LONDON (Reuters) – Britain’s leading insurance trade body has warned UK motorists they will be breaking the law if they drive in the European Union without special proof of insurance after March 29, if politicians fail to strike a Brexit withdrawal deal.
The Association of British Insurers (ABI) called on consumers and companies who plan to travel by road in the EU after Brexit day to request a ‘green card’ from their insurer one month in advance, citing the growing possibility of a disorderly British departure from the bloc.
The ABI advice, issued a day after Prime Minister Theresa May’s proposed Brexit deal was rejected by UK lawmakers, represents a major call to action to millions of policyholders who drive in the EU for business and pleasure each year.
It follows failure by the European Commission to confirm a waiver of the green card scheme agreed by European insurance authorities in May, the ABI said. The same requirements would apply to EU motorists travelling to the UK, it added.
In 2017, 2.4 million heavy good vehicles travelled from Britain to the continent, while a further 370,000 travelled to Northern Ireland, according to official statistics, the ABI said.
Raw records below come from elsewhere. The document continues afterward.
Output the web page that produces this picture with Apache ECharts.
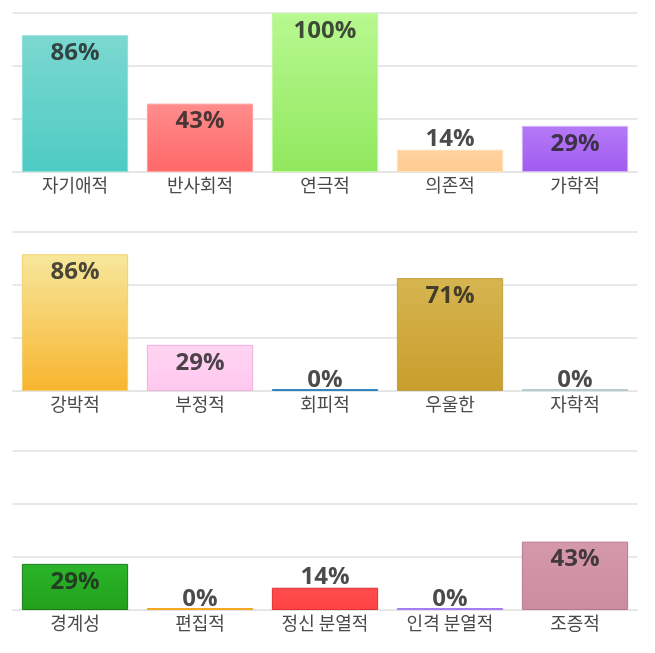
<!DOCTYPE html>
<html>
<head>
<meta charset="utf-8">
<script src="https://cdn.jsdelivr.net/npm/echarts@6/dist/echarts.min.js"></script>
<style>
html,body{margin:0;padding:0;background:#fff;}
#chart{width:655px;height:653px;}
</style>
</head>
<body>
<div id="chart"></div>
<script>
// ---- data ----
const categories1 = ['자기애적', '반사회적', '연극적', '의존적', '가학적'];
const values1 = [86, 43, 100, 14, 29];
const categories2 = ['강박적', '부정적', '회피적', '우울한', '자학적'];
const values2 = [86, 29, 0, 71, 0];
const categories3 = ['경계성', '편집적', '정신 분열적', '인격 분열적', '조증적'];
const values3 = [29, 0, 14, 0, 43];
const yTicks = [0, 100 / 3, 200 / 3, 100];

// ---- styles (top colour, bottom colour, border) ----
const colors1 = [['#7bd8d0', '#4ecbc3', '#8fdfd8'], ['#ff8c8c', '#ff6969', '#ff9c9c'], ['#b8f890', '#90e85e', '#c2f8a0'], ['#ffd29e', '#ffcb90', '#ffe0b8'], ['#b47af6', '#a15bf0', '#d0b0fa']];
const colors2 = [['#f7e79c', '#f8b52e', '#f0d070'], ['#ffd4f2', '#ffc8ee', '#f0b0e0'], ['#2f86c0', '#2f86c0', '#2f86c0'], ['#d6b550', '#c99e2c', '#c0a040'], ['#b8cad4', '#b8cad4', '#b8cad4']];
const colors3 = [['#2bb52a', '#22a01c', '#1a7a18'], ['#f5a623', '#f5a623', '#f5a623'], ['#ff4d4d', '#ff4343', '#e03030'], ['#a67cf0', '#a67cf0', '#a67cf0'], ['#d598aa', '#cc8ca0', '#b87890']];

const gridTops = [13, 232, 451];
const cats = [categories1, categories2, categories3];
const vals = [values1, values2, values3];
const cols = [colors1, colors2, colors3];

const option = {
  animation: false,
  grid: gridTops.map(t => ({ left: 12.5, right: 17.5, top: t, height: 159, containLabel: false })),
  xAxis: cats.map((c, i) => ({
    type: 'category', gridIndex: i, data: c,
    axisTick: { show: false },
    axisLine: { show: true, lineStyle: { color: '#e4e4e4', width: 1 } },
    axisLabel: { color: '#4a4a4a', fontSize: 18, margin: 4, fontFamily: 'Noto Sans CJK KR', interval: 0 }
  })),
  yAxis: cats.map((c, i) => ({
    type: 'value', gridIndex: i, min: 0, max: yTicks[3], interval: yTicks[1],
    axisLabel: { show: false }, axisLine: { show: false }, axisTick: { show: false },
    splitLine: { lineStyle: { color: '#e8e8e8', width: 2 } }
  })),
  series: vals.map((v, i) => ({
    type: 'bar', xAxisIndex: i, yAxisIndex: i,
    barWidth: '85%', barMinHeight: 2,
    data: v.map((val, j) => ({
      value: val,
      itemStyle: {
        color: { type: 'linear', x: 0, y: 0, x2: 0, y2: 1, colorStops: [
          { offset: 0, color: cols[i][j][0] }, { offset: 1, color: cols[i][j][1] }] },
        borderColor: cols[i][j][2], borderWidth: 1
      },
      label: {
        show: true,
        position: val >= 20 ? 'insideTop' : 'top',
        distance: val >= 20 ? 6 : (val === 0 ? -3 : -1),
        formatter: val + '%',
        fontSize: 24, fontWeight: 'bold', fontFamily: 'Open Sans',
        color: 'rgba(35,35,35,0.82)'
      }
    }))
  }))
};

const chart = echarts.init(document.getElementById('chart'), null, { renderer: 'canvas' });
chart.setOption(option);
</script>
</body>
</html>
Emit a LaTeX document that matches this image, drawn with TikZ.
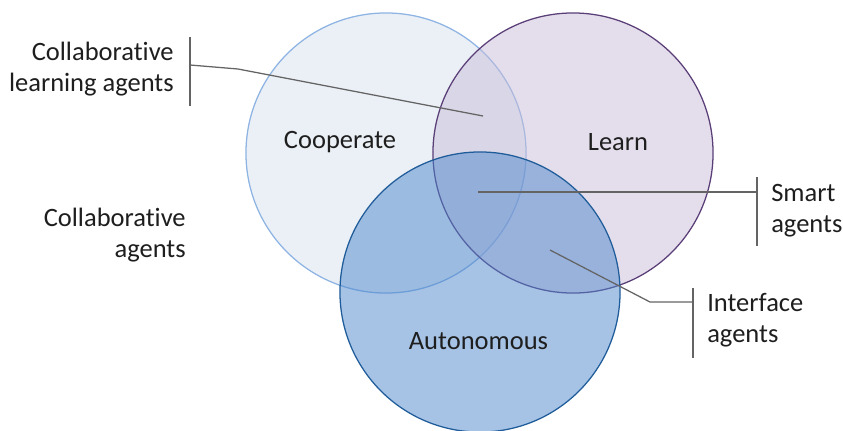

“It remains the case that insurers do not want a ‘no deal’ Brexit; it would be bad for the economy and bad for our customers. We continue to hope these arrangements are never needed and urge the Government, UK Parliament and EU27 to agree an orderly way forward,” ABI Director General Huw Evans said.
The ABI reassured policyholders that travel insurance would continue to work in a no-deal Brexit scenario, even in the event the European Health Insurance Card (EHIC) system – which allows individuals some free healthcare in the EU – is not replaced.